Glass deal: S. Jersey's Wheaton glued to German firm
One Equity's Duran buys Millville factories
Duran Group, a Wertheim, Germany-based glassmaker with 600 workers at three plants in central Europe, has purchased 350-employee Wheaton, the century-old Millville laboratory glass and plastic container supplier, for an undisclosed price. Besides its flagship Millville plant, Wheaton also operates a smaller plant near Manchester, England.
Seller was Incline Partners, a Pittsburgh investment firm (formerly part of PNC when Dave Hillman ran their private investments) that had owned the business since 2010. Duran is owned by $11 billion-asset One Equity Capital Partners, a New York buyout firm run by a group of former JPMorgan investment bankers.
Duran's backing "will allow us to accelerate a number of growth programs already in progress" and "opens up many possibilities for improvements and growth," said Wayne Brinster, a former Becton Dickinson Corp. executive who has served as Wheaton's president and chief executive since 2012. With its skilled labor and sand supply, South Jersey is a historic center for industrial glassmakers, though employment has dropped.

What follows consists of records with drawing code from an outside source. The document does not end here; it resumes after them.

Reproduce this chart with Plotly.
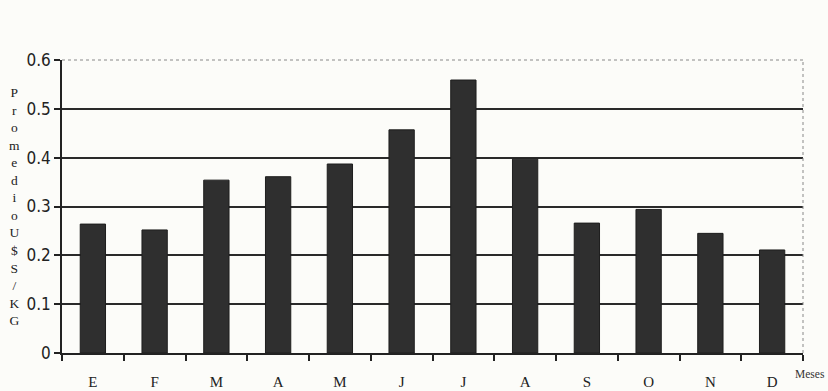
import plotly.graph_objects as go

months = ["E", "F", "M", "A", "M", "J", "J", "A", "S", "O", "N", "D"]
precio = [0.264, 0.252, 0.354, 0.361, 0.387, 0.457, 0.559, 0.397, 0.266, 0.294, 0.245, 0.211]
y_ticks = [0, 0.1, 0.2, 0.3, 0.4, 0.5, 0.6]
y_tick_text = ["0", "0.1", "0.2", "0.3", "0.4", "0.5", "0.6"]
y_title = "PromedioU$S/KG"
x_title = "Meses"

pos = list(range(len(months)))

fig = go.Figure()
fig.add_trace(go.Bar(
    x=pos, y=precio,
    marker=dict(color="#2f2f2f", line=dict(color="#1e1e1e", width=1)),
    width=0.41,
))

serif = "Liberation Serif, Times New Roman, serif"
narrow = "Liberation Sans Narrow, DejaVu Sans Condensed, Arial Narrow, sans-serif"

fig.update_layout(
    width=828, height=391,
    margin=dict(l=62, r=25, t=60, b=38),
    paper_bgcolor="#fcfcf9",
    plot_bgcolor="#fcfcf9",
    showlegend=False,
    xaxis=dict(
        range=[-0.5, len(months) - 0.5],
        automargin=False,
        tickmode="array", tickvals=pos, ticktext=months,
        ticks="", showgrid=False, zeroline=False,
        showline=True, linecolor="#222", linewidth=1.5,
        tickfont=dict(family=serif, size=15, color="#222"),
        ticklabelstandoff=14,
        minor=dict(tickmode="linear", tick0=-0.5, dtick=1, ticks="outside",
                   ticklen=6, tickwidth=1.5, tickcolor="#222", showgrid=False),
    ),
    yaxis=dict(
        range=[0, 0.6],
        automargin=False,
        tickmode="array", tickvals=y_ticks, ticktext=y_tick_text,
        ticks="outside", ticklen=6, tickwidth=1.5, tickcolor="#222",
        showline=True, linecolor="#222", linewidth=1.5,
        showgrid=True, gridcolor="#2a2a2a", gridwidth=1.6,
        zeroline=False,
        tickfont=dict(family=narrow, size=17, color="#222"),
    ),
    shapes=[
        dict(type="line", xref="paper", yref="paper", x0=0, x1=1, y0=1, y1=1,
             line=dict(color="#888", width=1, dash="dot")),
        dict(type="line", xref="paper", yref="paper", x0=1, x1=1, y0=0, y1=1,
             line=dict(color="#888", width=1, dash="dot")),
    ],
    annotations=[
        dict(text="<br>".join(list(y_title)), xref="paper", yref="paper",
             x=-0.0635, y=0.5, xanchor="center", yanchor="middle",
             showarrow=False, align="center",
             font=dict(family=serif, size=13.5, color="#222")),
        dict(text=x_title, xref="paper", yref="paper",
             x=1.0325, y=-0.072, xanchor="right", yanchor="middle",
             showarrow=False, font=dict(family=serif, size=11.5, color="#333")),
    ],
)

fig.write_html("out.html")
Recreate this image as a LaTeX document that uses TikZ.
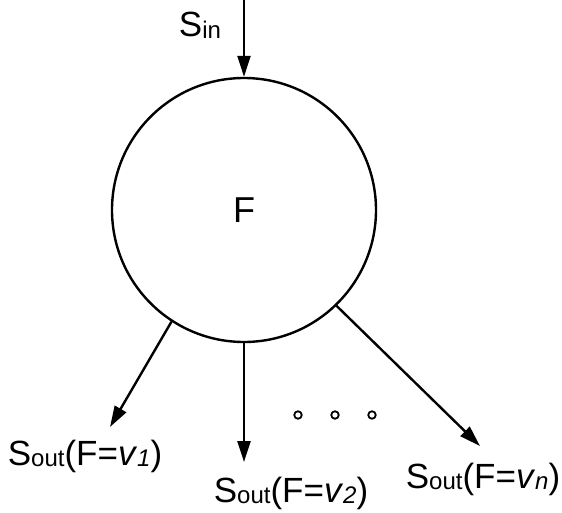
\documentclass[tikz,border=0pt]{standalone}
\usepackage{fontspec}
\setmainfont{Liberation Sans}
\usetikzlibrary{arrows.meta,positioning}
\newcommand{\bas}[1]{\raisebox{-1.5pt}{\fontsize{24}{24}\selectfont #1}}
\tikzset{
  fonction/.style={draw,circle,line width=2.4pt,minimum size=264pt,inner sep=0pt,
                   font=\fontsize{36}{40}\selectfont},
  fleche/.style={-{Triangle[length=21pt,width=13pt]},line width=2.4pt},
  etiquette/.style={anchor=base,inner sep=1pt,font=\fontsize{35}{40}\selectfont},
  point/.style={draw,circle,line width=1.8pt,fill=white,minimum size=7.5pt,inner sep=0pt},
}

\begin{document}
\begin{tikzpicture}[x=1pt,y=-1pt]
  \useasboundingbox (0,0) rectangle (562,513);
  \node[fonction] (func) at (244,210) {F};
  \coordinate (entree) at (244,0);
  \node[etiquette] (sin) at (200,37) {S\bas{in}};
  \draw[fleche] (entree) -- (func.north);
  % sorties
  \node[etiquette] (out1) at (85,465) {S\bas{out}(F=\textit{v}\bas{\textit{1}})};
  \node[etiquette] (out2) at (291,502) {S\bas{out}(F=\textit{v}\bas{\textit{2}})};
  \node[etiquette] (outn) at (483,488) {S\bas{out}(F=\textit{v}\bas{\textit{n}})};
  \coordinate (fin1) at (110,427);
  \coordinate (fin2) at (244,462);
  \coordinate (finn) at (480,446);
  \draw[fleche] (func.237.4) -- (fin1);
  \draw[fleche] (func.south) -- (fin2);
  \draw[fleche] (func.-46.2) -- (finn);
  % points de suspension
  \foreach \x/\nom in {298/p1,335/p2,372/p3}
    \node[point] (\nom) at (\x,415) {};
\end{tikzpicture}
\end{document}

As recently as the 1990s, the Wheaton complex in Millville was best known for making whiskey bottles for Jack Daniels and Seagrams and other mass-market companies. Piles of clear, brown and green bottles for recycling towered outside the complex. Owner Will Wheaton and dozens of his relatives, heirs of the founding family, sold the company in 1996 to a Swiss aluminum maker who re-sold it to Canadian alumnimum maker Alcan. (The alcohol bottle business was split off, declined and was shut in August by owner Gerresheimer (Kimble Glass), idling 100.)
Wheaton's former science-products group, reinforced with the purchase of a string of specialty producers, was separated and resold to private equity investors in 2006, leading to the Incline deal.
"We put the customer in the center of our strategy," Brinster told me, noting the company uses Amazon.com's rapid delivery and other consumer industry standards as goals for its own sales to businesses.
He said Duran produces some of the glass materials Wheaton uses in its products, while Wheaton provides specialized processing that will benefit Duran products. "It's vertical integration, but it's not redundant, so it will not come with reductions in force," Brinster added. "The growth rate will accelerate and we'll get more work through our factories."